JS:Once I selected my poems, I was at a loss how to arrange them. I knew I wanted to begin with a short poem to ease readers into the big muddy long poems and sequences. But who, I thought, wants to wade through one long poem after another? Then my wise partner suggested I divide the poems into parts. Parts give readers rest areas, and me opportunities to restart, each time with an introductory lyric. I thought that by writing a river book I could avoid writing my riverine autobiography. But at a certain point, I realized that avoiding myself distorted what lay beyond me. So, the first part concerns my river life, or the river's life in me. The following three center on stages in the river's natural and cultural history: the periods of exploration and discovery; of (flood) control; and of (mis)management. As with any poetry book, you can hop around as you please. But if you read any part consecutively, I think you will feel the sediment building.

RB: What's next?

JS:A book of ecopoems, poems both environmental and environmentalist. Emerson believed that Nature was invulnerable, so much so that he included art and technology as part of Nature, since our modifications, only "a little chipping, baking, patching, and washing…do not vary the result." Sadly, we now know our actions result in local and global mortality. What can poetry do? Help change minds and hearts. Winning the Northern California Book Award has given me the poetic license to think of myself as a California poet. And as California goes, so goes the globe.

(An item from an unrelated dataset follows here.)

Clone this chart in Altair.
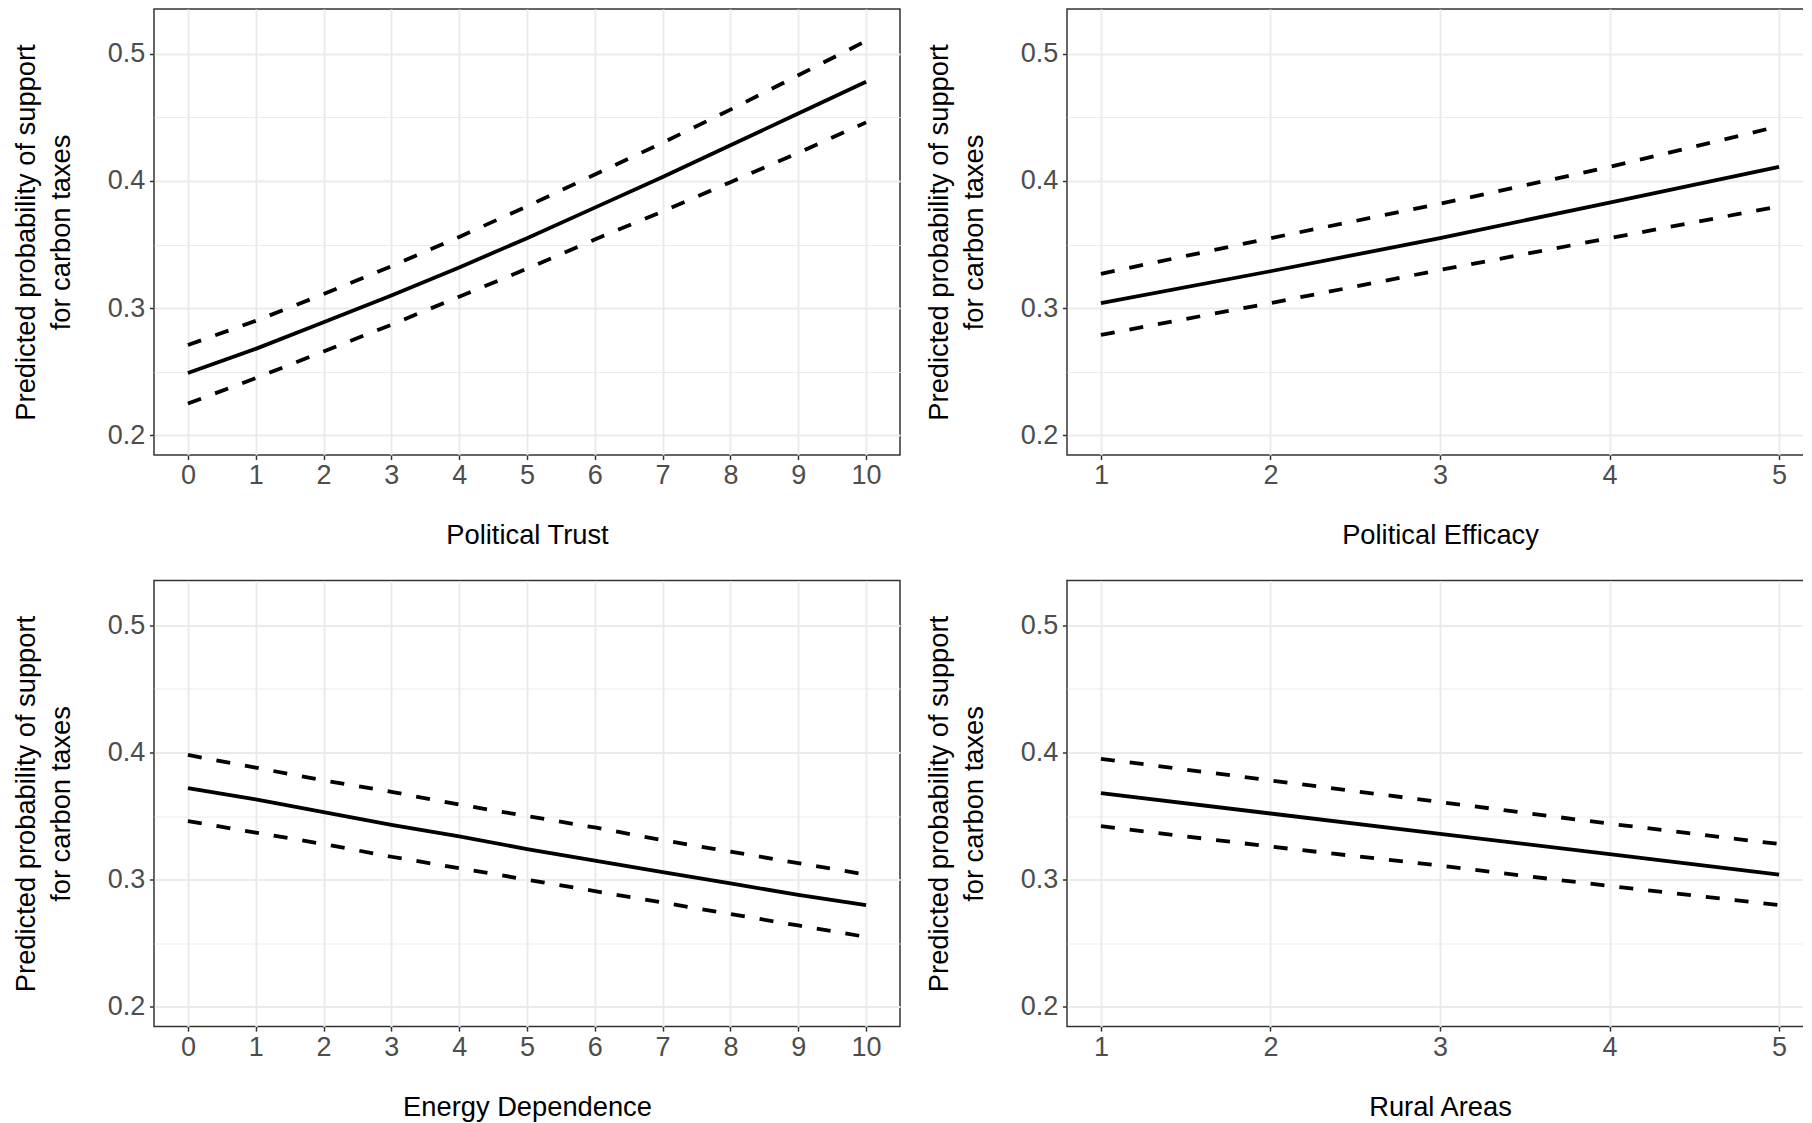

Rebecca Black's first book, Cottonlandia, won a Juniper Prize. A former Wallace Stegner and National Endowment for the Arts fellow, in 2011 she was an inaugural Fulbright visiting professor at the Seamus Heaney Center in Belfast, Northern Ireland. She has been the Director of Creative Writing at Santa Clara University and most recently on the MFA faculty at UNC Greensboro. Originally from Albany, Georgia, she now lives in Albany, California where she serves as the city's 2016-2018 poet laureate.